Certains de ces éléments étrangers auraient été semés au sein de la Voie lactée lors de la fusion avec d’autres galaxies lorsque celles-ci étaient encore jeunes. Une autre partie de cette matière étrangère aurait été expulsée de sa galaxie hôte par l’activité des supernovae, avant de surfer sur les “vents galactiques”, ces flux de particules chargées qui se déplacent entre les galaxies à la vitesse de 3 000 kilomètres par seconde, migrant ainsi jusqu’à chez nous.

Cette sorte de “pollinisation croisée” entre les galaxies est connue sous le nom de cycle des baryons, un processus au sein duquel des matériaux expulsés violemment de leur galaxie retombent, avant d’être réabsorbés dans leur galaxie hôte ou transférés à une autre galaxie.

Même à des vitesses aussi élevées, il faut parfois des milliards d’années avant que ces débris éjectées par des galaxies “proches” – c’est-à-dire celles situées à moins d’un million d’années-lumière de la Voie lactée – puissent nous atteindre, car le milieu intergalactique est extrêmement vaste. Trop vaste même pour que nous puissions nous le représenter.

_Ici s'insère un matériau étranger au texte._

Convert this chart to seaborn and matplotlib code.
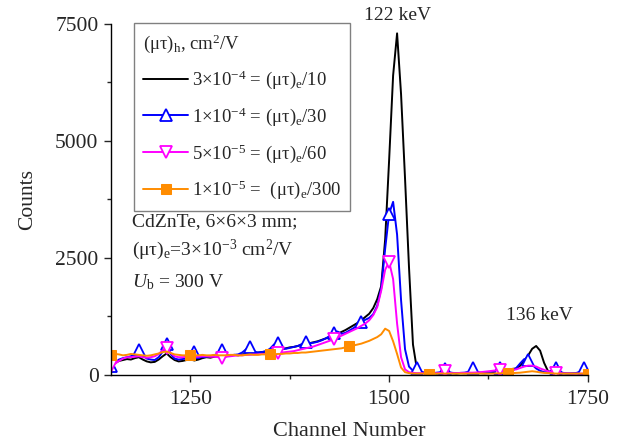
import numpy as np
import pandas as pd
import matplotlib
matplotlib.use("Agg")
import matplotlib.pyplot as plt
import seaborn as sns

# Channel grid (5-channel bins)
channels = list(range(1150, 1751, 5))

# (mu tau)_h = 3e-4
counts_black = [
    230, 260, 300, 320, 340, 330, 360, 380, 330, 290,
    270, 280, 330, 400, 460, 380, 320, 290, 300, 320,
    330, 310, 330, 360, 380, 370, 390, 400, 410, 400,
    420, 430, 420, 440, 450, 460, 470, 480, 490, 500,
    510, 520, 540, 550, 570, 590, 600, 620, 640, 660,
    680, 700, 720, 750, 780, 810, 850, 880, 920, 960,
    1010, 1060, 1110, 1170, 1240, 1310, 1430, 1620, 1900, 2900,
    4600, 6400, 7300, 6000, 4200, 2300, 650, 120, 50, 40,
    35, 40, 30, 35, 40, 45, 35, 30, 40, 35,
    40, 35, 45, 40, 35, 40, 45, 50, 60, 80,
    110, 130, 140, 200, 300, 420, 560, 620, 520, 260,
    80, 40, 35, 30, 35, 30, 30, 35, 30, 30,
    30,
]

# (mu tau)_h = 1e-4
counts_blue = [
    200, 260, 330, 360, 380, 400, 450, 530, 420, 350,
    330, 320, 380, 500, 660, 450, 350, 330, 340, 360,
    420, 490, 400, 380, 390, 400, 420, 470, 530, 440,
    420, 430, 440, 480, 550, 600, 500, 480, 490, 510,
    560, 650, 680, 580, 560, 580, 600, 620, 660, 700,
    680, 690, 710, 740, 780, 830, 900, 930, 880, 900,
    950, 1000, 1060, 1140, 1180, 1220, 1300, 1480, 1850, 2700,
    3450, 3700, 3000, 1600, 550, 180, 90, 150, 70, 50,
    40, 40, 50, 60, 130, 60, 45, 40, 45, 50,
    70, 160, 70, 50, 50, 55, 70, 90, 140, 80,
    70, 90, 150, 250, 340, 330, 220, 140, 90, 60,
    60, 100, 140, 70, 40, 35, 35, 40, 70, 140,
    50,
]

# (mu tau)_h = 5e-5
counts_magenta = [
    190, 240, 300, 350, 380, 380, 390, 400, 380, 370,
    380, 400, 450, 530, 580, 470, 400, 380, 380, 390,
    400, 390, 390, 400, 400, 390, 390, 380, 370, 390,
    400, 410, 420, 420, 430, 430, 440, 440, 450, 450,
    460, 470, 460, 480, 490, 500, 510, 530, 550, 570,
    590, 610, 640, 670, 700, 730, 760, 800, 840, 880,
    920, 960, 1000, 1050, 1100, 1170, 1280, 1450, 1800, 2250,
    2420, 2050, 1100, 380, 120, 60, 45, 40, 40, 35,
    35, 40, 40, 45, 90, 45, 40, 40, 45, 45,
    50, 50, 55, 60, 70, 80, 90, 100, 110, 100,
    100, 110, 120, 150, 180, 200, 200, 180, 140, 110,
    80, 60, 50, 40, 35, 35, 30, 30, 30, 30,
    30,
]

# (mu tau)_h = 1e-5
counts_orange = [
    430, 450, 440, 420, 430, 450, 440, 430, 420, 410,
    420, 440, 460, 490, 500, 470, 440, 430, 420, 420,
    430, 420, 420, 430, 420, 420, 430, 420, 420, 420,
    430, 430, 420, 420, 430, 440, 430, 430, 440, 440,
    450, 440, 450, 450, 460, 460, 470, 470, 480, 480,
    490, 500, 510, 520, 530, 540, 550, 560, 570, 590,
    610, 630, 650, 670, 700, 730, 770, 810, 870, 990,
    940, 720, 450, 160, 60, 40, 30, 30, 30, 30,
    30, 30, 30, 30, 30, 30, 30, 30, 30, 30,
    30, 30, 30, 30, 30, 30, 30, 35, 35, 40,
    40, 40, 45, 50, 60, 70, 80, 70, 55, 45,
    40, 35, 30, 30, 30, 30, 30, 30, 30, 30,
    30,
]

series_labels = [
    r"3×10$^{-4}$ = (μτ)$_{\mathrm{e}}$/10",
    r"1×10$^{-4}$ = (μτ)$_{\mathrm{e}}$/30",
    r"5×10$^{-5}$ = (μτ)$_{\mathrm{e}}$/60",
    r"1×10$^{-5}$ =  (μτ)$_{\mathrm{e}}$/300",
]

sns.set_style("ticks")
plt.rcParams["font.family"] = ["Liberation Serif", "DejaVu Serif"]
plt.rcParams["mathtext.fontset"] = "custom"
plt.rcParams["mathtext.rm"] = "Liberation Serif"
plt.rcParams["mathtext.it"] = "Liberation Serif:italic"
plt.rcParams["mathtext.bf"] = "Liberation Serif:bold"
plt.rcParams["font.size"] = 13.5

fig = plt.figure(figsize=(6.22, 4.42), dpi=100)
ax = fig.add_axes([0.1785, 0.1516, 0.7665, 0.7941])

styles = [
    dict(color="black", marker=None),
    dict(color="#0000ff", marker="^", markevery=7, markersize=8,
         markerfacecolor="white", markeredgecolor="#0000ff", markeredgewidth=1.3),
    dict(color="#ff00ff", marker="v", markevery=14, markersize=8,
         markerfacecolor="white", markeredgecolor="#ff00ff", markeredgewidth=1.3),
    dict(color="#ff8c00", marker="s", markevery=20, markersize=6.5,
         markerfacecolor="#ff8c00", markeredgecolor="#ff8c00"),
]
all_counts = [counts_black, counts_blue, counts_magenta, counts_orange]

for counts, label, st in zip(all_counts, series_labels, styles):
    df = pd.DataFrame({"channel": channels, "counts": counts})
    kw = {k: v for k, v in st.items() if v is not None}
    sns.lineplot(data=df, x="channel", y="counts", ax=ax, estimator=None,
                 linewidth=1.4, label=label, **kw)

ax.set_xlim(1150, 1750)
ax.set_ylim(0, 7500)
ax.set_xticks([1250, 1500, 1750])
ax.set_xticks([1375, 1625], minor=True)
ax.set_yticks([0, 2500, 5000, 7500])
ax.set_yticks([1250, 3750, 6250], minor=True)
ax.tick_params(which="major", length=5, width=1, direction="out",
               labelsize=15.5, pad=4)
ax.tick_params(axis="x", which="major", pad=6)
ax.tick_params(which="minor", length=3, width=1, direction="out")
sns.despine(ax=ax)
for sp in ("left", "bottom"):
    ax.spines[sp].set_linewidth(1.0)
    ax.spines[sp].set_color("black")

ax.set_xlabel("Channel Number", fontsize=16, labelpad=9)
ax.set_ylabel("Counts", fontsize=15.5, labelpad=13)

leg = ax.legend(title=r"(μτ)$_{\mathrm{h}}$, cm$^{2}$/V", loc="upper left",
                bbox_to_anchor=(0.048, 1.003), borderaxespad=0,
                frameon=True, fancybox=False, framealpha=1, edgecolor="#808080",
                handlelength=2.4, handletextpad=0.2, labelspacing=0.75,
                borderpad=0.5, fontsize=13.5, title_fontsize=13.5,
                alignment="left")
leg.get_frame().set_linewidth(1.0)

ax.text(0.044, 0.436, "CdZnTe, 6×6×3 mm;", transform=ax.transAxes,
        ha="left", va="center", fontsize=14)
ax.text(0.044, 0.356, r"(μτ)$_{\mathrm{e}}$=3×10$^{-3}$ cm$^{2}$/V",
        transform=ax.transAxes, ha="left", va="center", fontsize=14)
ax.text(0.044, 0.265, r"$U_{\mathrm{b}}$ = 300 V", transform=ax.transAxes,
        ha="left", va="center", fontsize=14)

ax.text(1511, 7690, "122 keV", ha="center", va="center", fontsize=14, clip_on=False)
ax.text(1689, 1280, "136 keV", ha="center", va="center", fontsize=14)

fig.savefig("out.png", dpi=100)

Les scientifiques savent depuis des décennies que les galaxies échangent des matériaux, mais quantifier la proportion exacte de matière “étrangère” dans la Voie lactée s’avèrait plus ardu. Ce n’est qu’en faisant tourner des simulations extrêmement sophistiquées, comme le projet Feedback In Realistic Environments (FIRE), que l’équipe d’Anglés-Alcázar a pu générer des résultats convaincants.

FIRE est spécialisé dans la modélisation des liens structurels entre les galaxies qui influencent le cycle des baryons, ce qui a permis à l’équipe de prédire précisément le ratio entre la matière forgée au sein même de notre galaxie, et la matière née à l’extérieur de ses frontières.

L’équipe a utilisé deux centres de calcul de l’Illinois afin de traiter ses données : le Quest cluster de la Northwestern University, et les supercalculateurs de la National Science Foundation. Cela leur a permis d’estimer que plus de 50% de la Voie Lactée – dont des parties de votre corps, de votre chat, de votre amant et du hamburger que vous avez mangé à midi – a bravé l’espace intergalactique avant d’atterrir ici.

“Sachant que la majeure partie de la matière dont nous sommes composés vient d’ailleurs,” explique Anglés-Alcázar dans un communiqué, “nous pouvons nous considérer comme de grands voyageurs de l’espace, voire comme des immigrants extragalactiques.”